EXERCISE AIM: Beginning with the first line of the data below, reproduce every line unchanged, ending with the line that holds "const lowAccelImu2V = [0, 0, 6, 5, 5, 0, 0];".

RECORDED INFORMATION:
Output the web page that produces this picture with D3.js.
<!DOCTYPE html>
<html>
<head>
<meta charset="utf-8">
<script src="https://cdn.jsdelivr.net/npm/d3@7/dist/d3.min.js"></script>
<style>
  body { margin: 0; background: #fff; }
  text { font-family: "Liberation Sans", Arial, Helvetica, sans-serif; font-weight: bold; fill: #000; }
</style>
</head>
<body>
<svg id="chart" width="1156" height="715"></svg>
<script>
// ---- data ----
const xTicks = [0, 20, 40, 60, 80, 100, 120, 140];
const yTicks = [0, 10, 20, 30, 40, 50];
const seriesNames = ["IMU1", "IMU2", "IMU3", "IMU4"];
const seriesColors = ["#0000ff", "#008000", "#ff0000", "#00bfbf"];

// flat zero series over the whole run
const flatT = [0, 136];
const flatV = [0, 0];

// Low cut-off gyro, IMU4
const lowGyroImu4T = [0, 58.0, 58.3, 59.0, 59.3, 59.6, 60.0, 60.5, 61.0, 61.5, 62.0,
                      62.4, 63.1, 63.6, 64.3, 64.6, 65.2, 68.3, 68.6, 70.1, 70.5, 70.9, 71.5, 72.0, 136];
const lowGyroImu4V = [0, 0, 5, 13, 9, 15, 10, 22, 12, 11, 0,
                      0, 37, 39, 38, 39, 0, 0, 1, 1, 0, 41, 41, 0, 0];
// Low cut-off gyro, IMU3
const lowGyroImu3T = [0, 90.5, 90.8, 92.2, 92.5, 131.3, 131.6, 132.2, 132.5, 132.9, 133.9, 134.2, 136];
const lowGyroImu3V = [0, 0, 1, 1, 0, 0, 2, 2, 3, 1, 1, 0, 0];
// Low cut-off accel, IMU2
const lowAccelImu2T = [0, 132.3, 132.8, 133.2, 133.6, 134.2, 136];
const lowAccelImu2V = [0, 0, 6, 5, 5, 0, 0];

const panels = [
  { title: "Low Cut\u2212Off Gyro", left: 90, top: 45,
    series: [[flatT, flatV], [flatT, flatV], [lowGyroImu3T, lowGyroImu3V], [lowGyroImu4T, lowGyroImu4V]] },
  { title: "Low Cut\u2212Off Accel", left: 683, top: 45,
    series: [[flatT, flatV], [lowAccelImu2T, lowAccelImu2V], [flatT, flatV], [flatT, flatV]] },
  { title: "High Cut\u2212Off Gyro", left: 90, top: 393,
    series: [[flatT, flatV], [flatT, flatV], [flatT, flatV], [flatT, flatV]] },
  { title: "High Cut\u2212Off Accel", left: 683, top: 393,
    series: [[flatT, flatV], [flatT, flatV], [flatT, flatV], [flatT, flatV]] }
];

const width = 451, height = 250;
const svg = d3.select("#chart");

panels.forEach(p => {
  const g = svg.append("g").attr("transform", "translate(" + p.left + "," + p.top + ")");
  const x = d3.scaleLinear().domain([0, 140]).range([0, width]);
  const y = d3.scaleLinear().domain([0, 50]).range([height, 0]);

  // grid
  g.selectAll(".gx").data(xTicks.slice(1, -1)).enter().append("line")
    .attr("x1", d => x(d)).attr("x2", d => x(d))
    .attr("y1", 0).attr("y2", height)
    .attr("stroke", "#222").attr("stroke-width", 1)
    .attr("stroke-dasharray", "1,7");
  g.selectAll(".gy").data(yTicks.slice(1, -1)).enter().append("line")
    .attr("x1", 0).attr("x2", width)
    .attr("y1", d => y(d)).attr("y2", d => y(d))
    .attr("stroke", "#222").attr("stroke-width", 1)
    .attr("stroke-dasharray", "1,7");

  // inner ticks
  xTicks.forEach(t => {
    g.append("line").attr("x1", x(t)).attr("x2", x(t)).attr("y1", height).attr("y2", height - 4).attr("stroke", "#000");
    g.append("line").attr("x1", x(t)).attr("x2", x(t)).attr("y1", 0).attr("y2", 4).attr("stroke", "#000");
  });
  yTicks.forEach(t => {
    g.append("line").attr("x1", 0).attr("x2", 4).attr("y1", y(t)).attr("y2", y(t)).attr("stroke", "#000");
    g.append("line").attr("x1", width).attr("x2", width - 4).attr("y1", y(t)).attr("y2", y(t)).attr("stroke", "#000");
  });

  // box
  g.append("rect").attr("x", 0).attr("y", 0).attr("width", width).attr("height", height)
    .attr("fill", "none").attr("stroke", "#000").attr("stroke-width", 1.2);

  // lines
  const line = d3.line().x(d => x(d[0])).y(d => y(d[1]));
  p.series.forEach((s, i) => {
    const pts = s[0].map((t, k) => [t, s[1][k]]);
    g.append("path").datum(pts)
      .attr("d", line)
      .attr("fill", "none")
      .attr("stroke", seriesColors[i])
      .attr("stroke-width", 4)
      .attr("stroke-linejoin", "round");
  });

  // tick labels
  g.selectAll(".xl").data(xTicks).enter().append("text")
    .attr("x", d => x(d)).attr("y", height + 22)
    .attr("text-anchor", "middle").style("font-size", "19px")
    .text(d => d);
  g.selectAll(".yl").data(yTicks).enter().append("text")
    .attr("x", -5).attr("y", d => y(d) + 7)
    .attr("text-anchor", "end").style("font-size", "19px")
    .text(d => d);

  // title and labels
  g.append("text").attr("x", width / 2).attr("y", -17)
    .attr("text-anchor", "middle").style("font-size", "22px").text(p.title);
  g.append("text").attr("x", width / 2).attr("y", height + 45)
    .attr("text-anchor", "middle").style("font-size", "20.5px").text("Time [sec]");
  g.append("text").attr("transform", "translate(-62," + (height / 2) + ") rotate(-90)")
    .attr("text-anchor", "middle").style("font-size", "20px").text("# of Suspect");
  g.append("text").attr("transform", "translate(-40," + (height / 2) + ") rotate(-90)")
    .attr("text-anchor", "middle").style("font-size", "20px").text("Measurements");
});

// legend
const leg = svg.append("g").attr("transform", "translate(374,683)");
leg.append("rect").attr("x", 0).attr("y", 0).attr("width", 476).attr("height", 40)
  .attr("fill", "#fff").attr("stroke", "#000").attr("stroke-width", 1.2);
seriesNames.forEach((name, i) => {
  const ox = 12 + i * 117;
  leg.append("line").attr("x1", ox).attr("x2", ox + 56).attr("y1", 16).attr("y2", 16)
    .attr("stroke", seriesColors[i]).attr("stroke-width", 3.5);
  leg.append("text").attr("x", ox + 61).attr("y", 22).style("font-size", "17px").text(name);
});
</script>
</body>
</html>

TASK ANSWER:
Output the web page that produces this picture with D3.js.
<!DOCTYPE html>
<html>
<head>
<meta charset="utf-8">
<script src="https://cdn.jsdelivr.net/npm/d3@7/dist/d3.min.js"></script>
<style>
  body { margin: 0; background: #fff; }
  text { font-family: "Liberation Sans", Arial, Helvetica, sans-serif; font-weight: bold; fill: #000; }
</style>
</head>
<body>
<svg id="chart" width="1156" height="715"></svg>
<script>
// ---- data ----
const xTicks = [0, 20, 40, 60, 80, 100, 120, 140];
const yTicks = [0, 10, 20, 30, 40, 50];
const seriesNames = ["IMU1", "IMU2", "IMU3", "IMU4"];
const seriesColors = ["#0000ff", "#008000", "#ff0000", "#00bfbf"];

// flat zero series over the whole run
const flatT = [0, 136];
const flatV = [0, 0];

// Low cut-off gyro, IMU4
const lowGyroImu4T = [0, 58.0, 58.3, 59.0, 59.3, 59.6, 60.0, 60.5, 61.0, 61.5, 62.0,
                      62.4, 63.1, 63.6, 64.3, 64.6, 65.2, 68.3, 68.6, 70.1, 70.5, 70.9, 71.5, 72.0, 136];
const lowGyroImu4V = [0, 0, 5, 13, 9, 15, 10, 22, 12, 11, 0,
                      0, 37, 39, 38, 39, 0, 0, 1, 1, 0, 41, 41, 0, 0];
// Low cut-off gyro, IMU3
const lowGyroImu3T = [0, 90.5, 90.8, 92.2, 92.5, 131.3, 131.6, 132.2, 132.5, 132.9, 133.9, 134.2, 136];
const lowGyroImu3V = [0, 0, 1, 1, 0, 0, 2, 2, 3, 1, 1, 0, 0];
// Low cut-off accel, IMU2
const lowAccelImu2T = [0, 132.3, 132.8, 133.2, 133.6, 134.2, 136];
const lowAccelImu2V = [0, 0, 6, 5, 5, 0, 0];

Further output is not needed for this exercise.